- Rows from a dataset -
========================================================================

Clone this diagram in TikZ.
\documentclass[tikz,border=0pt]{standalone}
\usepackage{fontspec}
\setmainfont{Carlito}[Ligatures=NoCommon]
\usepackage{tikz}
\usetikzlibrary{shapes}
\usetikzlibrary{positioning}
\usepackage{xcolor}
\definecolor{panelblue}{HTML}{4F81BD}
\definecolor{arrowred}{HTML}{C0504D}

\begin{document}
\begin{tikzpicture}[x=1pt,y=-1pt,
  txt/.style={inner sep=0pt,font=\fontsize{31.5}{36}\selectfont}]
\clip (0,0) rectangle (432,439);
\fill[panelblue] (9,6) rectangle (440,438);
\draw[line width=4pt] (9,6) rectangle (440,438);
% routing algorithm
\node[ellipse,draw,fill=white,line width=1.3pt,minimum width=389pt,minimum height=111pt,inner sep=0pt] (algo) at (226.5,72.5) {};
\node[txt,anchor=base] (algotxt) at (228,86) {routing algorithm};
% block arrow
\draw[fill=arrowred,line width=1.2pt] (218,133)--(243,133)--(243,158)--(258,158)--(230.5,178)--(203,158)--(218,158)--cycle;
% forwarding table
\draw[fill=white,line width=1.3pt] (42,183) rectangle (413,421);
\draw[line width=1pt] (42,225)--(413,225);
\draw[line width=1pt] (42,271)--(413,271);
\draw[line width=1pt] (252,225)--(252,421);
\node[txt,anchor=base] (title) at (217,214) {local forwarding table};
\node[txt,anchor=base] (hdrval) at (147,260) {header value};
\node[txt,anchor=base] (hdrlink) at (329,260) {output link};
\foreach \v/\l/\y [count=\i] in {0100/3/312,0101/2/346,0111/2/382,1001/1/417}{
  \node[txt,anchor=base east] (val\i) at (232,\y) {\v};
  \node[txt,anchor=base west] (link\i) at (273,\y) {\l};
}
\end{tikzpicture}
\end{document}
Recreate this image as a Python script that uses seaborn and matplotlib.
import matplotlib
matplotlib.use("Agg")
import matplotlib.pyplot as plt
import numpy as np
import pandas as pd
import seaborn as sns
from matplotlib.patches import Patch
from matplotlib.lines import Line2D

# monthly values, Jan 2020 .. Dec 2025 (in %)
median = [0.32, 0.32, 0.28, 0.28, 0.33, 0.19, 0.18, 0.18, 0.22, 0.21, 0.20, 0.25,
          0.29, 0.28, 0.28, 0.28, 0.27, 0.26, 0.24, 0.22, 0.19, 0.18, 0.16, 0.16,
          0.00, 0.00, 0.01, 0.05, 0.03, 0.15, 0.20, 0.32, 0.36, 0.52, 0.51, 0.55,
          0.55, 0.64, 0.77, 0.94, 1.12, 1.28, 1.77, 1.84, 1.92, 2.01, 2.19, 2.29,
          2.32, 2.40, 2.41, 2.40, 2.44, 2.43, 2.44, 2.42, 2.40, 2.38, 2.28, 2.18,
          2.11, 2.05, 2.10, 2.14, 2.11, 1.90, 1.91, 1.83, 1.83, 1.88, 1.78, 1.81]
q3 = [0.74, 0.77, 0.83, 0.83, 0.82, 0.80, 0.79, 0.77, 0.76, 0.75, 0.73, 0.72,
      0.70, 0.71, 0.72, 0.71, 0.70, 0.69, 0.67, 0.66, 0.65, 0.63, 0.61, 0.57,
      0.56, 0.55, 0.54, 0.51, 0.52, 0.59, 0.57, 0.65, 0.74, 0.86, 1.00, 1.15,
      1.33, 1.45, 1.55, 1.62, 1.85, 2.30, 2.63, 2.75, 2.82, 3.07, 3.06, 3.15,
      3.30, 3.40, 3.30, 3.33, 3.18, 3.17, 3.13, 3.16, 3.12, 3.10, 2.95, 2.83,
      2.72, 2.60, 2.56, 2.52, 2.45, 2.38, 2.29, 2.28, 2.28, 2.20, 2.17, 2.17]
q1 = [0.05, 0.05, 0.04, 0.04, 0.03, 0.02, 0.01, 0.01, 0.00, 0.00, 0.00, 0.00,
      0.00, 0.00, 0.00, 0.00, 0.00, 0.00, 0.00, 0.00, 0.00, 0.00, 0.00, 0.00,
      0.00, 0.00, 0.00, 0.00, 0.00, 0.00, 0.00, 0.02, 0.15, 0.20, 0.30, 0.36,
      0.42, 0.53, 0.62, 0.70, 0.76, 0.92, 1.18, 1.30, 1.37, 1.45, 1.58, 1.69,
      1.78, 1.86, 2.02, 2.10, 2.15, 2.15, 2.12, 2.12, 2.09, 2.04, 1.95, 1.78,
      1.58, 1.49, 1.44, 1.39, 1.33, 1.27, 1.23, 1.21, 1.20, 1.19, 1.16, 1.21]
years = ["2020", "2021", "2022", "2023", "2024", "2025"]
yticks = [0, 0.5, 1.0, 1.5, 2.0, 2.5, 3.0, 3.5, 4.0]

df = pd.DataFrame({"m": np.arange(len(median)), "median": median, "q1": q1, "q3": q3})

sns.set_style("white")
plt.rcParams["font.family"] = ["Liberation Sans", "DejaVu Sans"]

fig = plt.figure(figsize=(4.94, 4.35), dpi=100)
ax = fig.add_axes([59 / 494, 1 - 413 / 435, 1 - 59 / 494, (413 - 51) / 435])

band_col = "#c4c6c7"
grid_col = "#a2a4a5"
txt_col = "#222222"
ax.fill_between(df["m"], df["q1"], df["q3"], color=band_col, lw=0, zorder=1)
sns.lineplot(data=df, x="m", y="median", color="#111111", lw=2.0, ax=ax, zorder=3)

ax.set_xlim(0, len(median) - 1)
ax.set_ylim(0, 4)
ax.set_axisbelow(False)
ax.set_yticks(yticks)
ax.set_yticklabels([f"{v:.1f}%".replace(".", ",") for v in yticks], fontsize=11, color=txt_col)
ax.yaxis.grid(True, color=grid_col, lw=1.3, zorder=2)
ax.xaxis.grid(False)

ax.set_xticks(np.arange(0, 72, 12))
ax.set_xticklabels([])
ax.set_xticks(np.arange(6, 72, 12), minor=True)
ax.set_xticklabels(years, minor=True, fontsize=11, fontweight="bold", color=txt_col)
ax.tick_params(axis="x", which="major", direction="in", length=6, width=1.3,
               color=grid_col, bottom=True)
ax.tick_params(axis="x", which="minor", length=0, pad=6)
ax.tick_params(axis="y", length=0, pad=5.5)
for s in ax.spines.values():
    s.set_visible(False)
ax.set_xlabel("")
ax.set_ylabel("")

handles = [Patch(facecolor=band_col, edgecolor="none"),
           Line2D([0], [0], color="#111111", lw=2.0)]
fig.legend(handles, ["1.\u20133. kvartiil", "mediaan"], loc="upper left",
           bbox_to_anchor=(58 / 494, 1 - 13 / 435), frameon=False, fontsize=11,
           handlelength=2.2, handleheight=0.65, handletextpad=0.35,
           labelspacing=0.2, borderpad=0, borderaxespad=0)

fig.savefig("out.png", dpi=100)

========================================================================

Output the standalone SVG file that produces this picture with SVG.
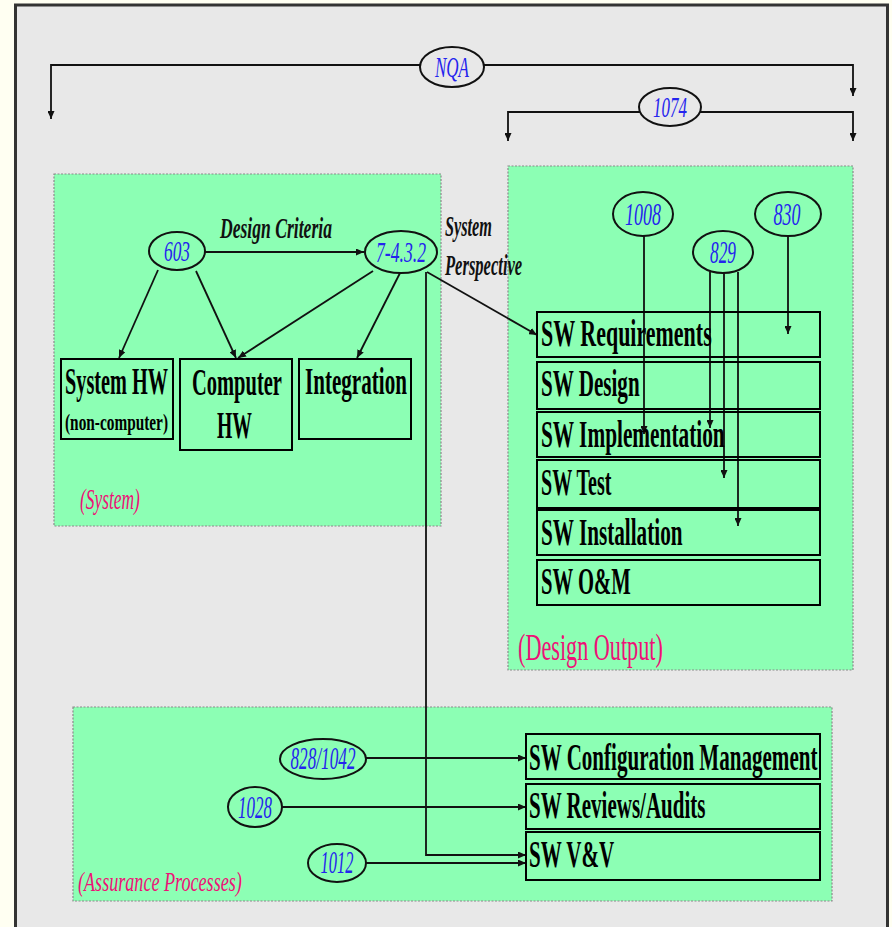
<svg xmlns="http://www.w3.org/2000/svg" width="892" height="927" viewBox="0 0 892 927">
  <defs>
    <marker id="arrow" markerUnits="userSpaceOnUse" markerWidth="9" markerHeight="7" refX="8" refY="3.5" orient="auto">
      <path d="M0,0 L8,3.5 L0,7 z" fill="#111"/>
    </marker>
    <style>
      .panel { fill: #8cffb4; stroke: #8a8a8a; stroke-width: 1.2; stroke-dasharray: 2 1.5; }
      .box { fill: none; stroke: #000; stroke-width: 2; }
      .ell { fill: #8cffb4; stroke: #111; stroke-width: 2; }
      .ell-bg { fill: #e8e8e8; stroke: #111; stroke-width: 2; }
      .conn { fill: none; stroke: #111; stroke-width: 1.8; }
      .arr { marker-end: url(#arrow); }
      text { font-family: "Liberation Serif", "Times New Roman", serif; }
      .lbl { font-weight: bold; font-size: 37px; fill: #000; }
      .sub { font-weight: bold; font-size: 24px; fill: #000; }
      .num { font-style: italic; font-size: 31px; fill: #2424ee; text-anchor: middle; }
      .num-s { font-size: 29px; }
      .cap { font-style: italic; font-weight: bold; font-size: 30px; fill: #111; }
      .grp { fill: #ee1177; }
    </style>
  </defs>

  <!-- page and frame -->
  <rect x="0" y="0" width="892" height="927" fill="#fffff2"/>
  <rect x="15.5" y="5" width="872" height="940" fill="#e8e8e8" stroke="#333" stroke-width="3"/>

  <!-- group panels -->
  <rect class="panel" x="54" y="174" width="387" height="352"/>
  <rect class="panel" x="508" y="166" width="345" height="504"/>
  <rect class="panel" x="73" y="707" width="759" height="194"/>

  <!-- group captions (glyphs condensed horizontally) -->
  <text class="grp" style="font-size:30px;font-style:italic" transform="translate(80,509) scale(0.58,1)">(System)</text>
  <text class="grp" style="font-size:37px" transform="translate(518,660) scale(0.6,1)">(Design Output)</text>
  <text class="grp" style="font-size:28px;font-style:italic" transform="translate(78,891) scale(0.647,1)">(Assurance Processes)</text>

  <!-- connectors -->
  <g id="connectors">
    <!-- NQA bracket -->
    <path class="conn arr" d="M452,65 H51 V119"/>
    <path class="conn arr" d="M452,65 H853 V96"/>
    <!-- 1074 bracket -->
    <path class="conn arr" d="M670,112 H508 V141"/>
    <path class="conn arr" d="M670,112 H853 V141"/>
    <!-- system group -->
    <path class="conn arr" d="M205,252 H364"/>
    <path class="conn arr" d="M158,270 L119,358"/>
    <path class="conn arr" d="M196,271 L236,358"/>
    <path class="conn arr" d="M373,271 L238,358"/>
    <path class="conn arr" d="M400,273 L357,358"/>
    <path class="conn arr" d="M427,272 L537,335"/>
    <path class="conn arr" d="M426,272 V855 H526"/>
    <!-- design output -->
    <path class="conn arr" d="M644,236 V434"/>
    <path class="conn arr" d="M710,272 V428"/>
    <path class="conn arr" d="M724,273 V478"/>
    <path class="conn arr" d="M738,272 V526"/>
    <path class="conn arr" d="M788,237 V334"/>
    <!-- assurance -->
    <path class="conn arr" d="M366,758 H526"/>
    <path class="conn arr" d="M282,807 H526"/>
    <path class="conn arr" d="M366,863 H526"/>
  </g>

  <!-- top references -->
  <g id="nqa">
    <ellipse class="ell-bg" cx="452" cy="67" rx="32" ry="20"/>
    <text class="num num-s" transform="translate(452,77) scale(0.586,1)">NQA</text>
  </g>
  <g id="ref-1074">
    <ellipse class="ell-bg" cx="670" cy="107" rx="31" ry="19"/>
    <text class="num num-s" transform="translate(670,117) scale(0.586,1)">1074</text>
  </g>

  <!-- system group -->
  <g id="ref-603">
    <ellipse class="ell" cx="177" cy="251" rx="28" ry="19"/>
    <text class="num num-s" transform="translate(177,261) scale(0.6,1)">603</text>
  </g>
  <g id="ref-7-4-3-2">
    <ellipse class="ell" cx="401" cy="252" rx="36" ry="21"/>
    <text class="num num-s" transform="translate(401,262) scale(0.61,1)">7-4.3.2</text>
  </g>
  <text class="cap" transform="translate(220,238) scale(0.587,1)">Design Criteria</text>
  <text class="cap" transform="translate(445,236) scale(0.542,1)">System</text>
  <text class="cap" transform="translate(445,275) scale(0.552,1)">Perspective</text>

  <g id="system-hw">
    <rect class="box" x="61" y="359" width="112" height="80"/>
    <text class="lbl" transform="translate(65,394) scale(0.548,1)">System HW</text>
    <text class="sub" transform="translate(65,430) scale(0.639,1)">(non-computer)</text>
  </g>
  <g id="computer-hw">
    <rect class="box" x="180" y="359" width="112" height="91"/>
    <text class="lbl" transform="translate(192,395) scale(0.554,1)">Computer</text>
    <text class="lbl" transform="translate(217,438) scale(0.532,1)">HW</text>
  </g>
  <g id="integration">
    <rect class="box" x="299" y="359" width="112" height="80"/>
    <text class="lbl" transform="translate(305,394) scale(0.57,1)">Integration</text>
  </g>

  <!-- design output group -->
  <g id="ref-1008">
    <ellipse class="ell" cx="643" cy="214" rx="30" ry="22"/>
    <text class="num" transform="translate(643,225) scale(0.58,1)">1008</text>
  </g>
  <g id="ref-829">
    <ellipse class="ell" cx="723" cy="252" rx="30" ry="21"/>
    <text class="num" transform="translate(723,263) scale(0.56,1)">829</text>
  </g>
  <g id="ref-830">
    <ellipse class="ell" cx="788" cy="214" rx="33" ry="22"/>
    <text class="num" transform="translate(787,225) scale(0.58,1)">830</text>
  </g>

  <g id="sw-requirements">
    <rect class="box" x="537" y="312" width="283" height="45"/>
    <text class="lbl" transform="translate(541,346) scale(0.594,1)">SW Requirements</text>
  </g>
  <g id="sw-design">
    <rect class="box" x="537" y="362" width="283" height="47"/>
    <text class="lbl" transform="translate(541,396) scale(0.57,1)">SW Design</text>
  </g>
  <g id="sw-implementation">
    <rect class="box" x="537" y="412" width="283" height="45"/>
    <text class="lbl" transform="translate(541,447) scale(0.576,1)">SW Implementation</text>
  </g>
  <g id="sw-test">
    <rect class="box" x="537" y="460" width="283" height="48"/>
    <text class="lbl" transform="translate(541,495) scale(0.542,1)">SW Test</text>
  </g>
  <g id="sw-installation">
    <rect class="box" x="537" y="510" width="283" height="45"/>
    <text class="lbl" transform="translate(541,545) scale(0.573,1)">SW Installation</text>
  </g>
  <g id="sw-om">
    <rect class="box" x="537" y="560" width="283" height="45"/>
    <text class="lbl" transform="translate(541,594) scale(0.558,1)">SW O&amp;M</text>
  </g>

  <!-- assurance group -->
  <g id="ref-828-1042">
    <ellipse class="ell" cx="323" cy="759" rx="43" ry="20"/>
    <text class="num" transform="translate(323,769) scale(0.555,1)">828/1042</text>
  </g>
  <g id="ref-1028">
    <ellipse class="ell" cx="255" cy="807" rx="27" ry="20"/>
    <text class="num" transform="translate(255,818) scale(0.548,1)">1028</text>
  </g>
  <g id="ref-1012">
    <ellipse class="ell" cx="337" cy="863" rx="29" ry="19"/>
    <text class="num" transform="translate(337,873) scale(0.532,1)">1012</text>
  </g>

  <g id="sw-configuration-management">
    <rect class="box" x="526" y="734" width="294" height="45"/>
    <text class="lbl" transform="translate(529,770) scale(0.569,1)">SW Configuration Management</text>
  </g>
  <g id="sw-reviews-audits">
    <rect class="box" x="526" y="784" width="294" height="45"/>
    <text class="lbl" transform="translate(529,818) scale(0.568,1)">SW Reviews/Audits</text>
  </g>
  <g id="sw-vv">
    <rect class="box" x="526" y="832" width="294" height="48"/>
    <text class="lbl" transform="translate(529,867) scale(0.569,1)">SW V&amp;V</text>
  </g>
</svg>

========================================================================

- What needs to be done -
Extract, word for word, the line containing "Recreate this image", the line containing "from matplotlib.lines import Line2D", and every line between them.

- Reply to the task -
Recreate this image as a Python script that uses seaborn and matplotlib.
import matplotlib
matplotlib.use("Agg")
import matplotlib.pyplot as plt
import numpy as np
import pandas as pd
import seaborn as sns
from matplotlib.patches import Patch
from matplotlib.lines import Line2D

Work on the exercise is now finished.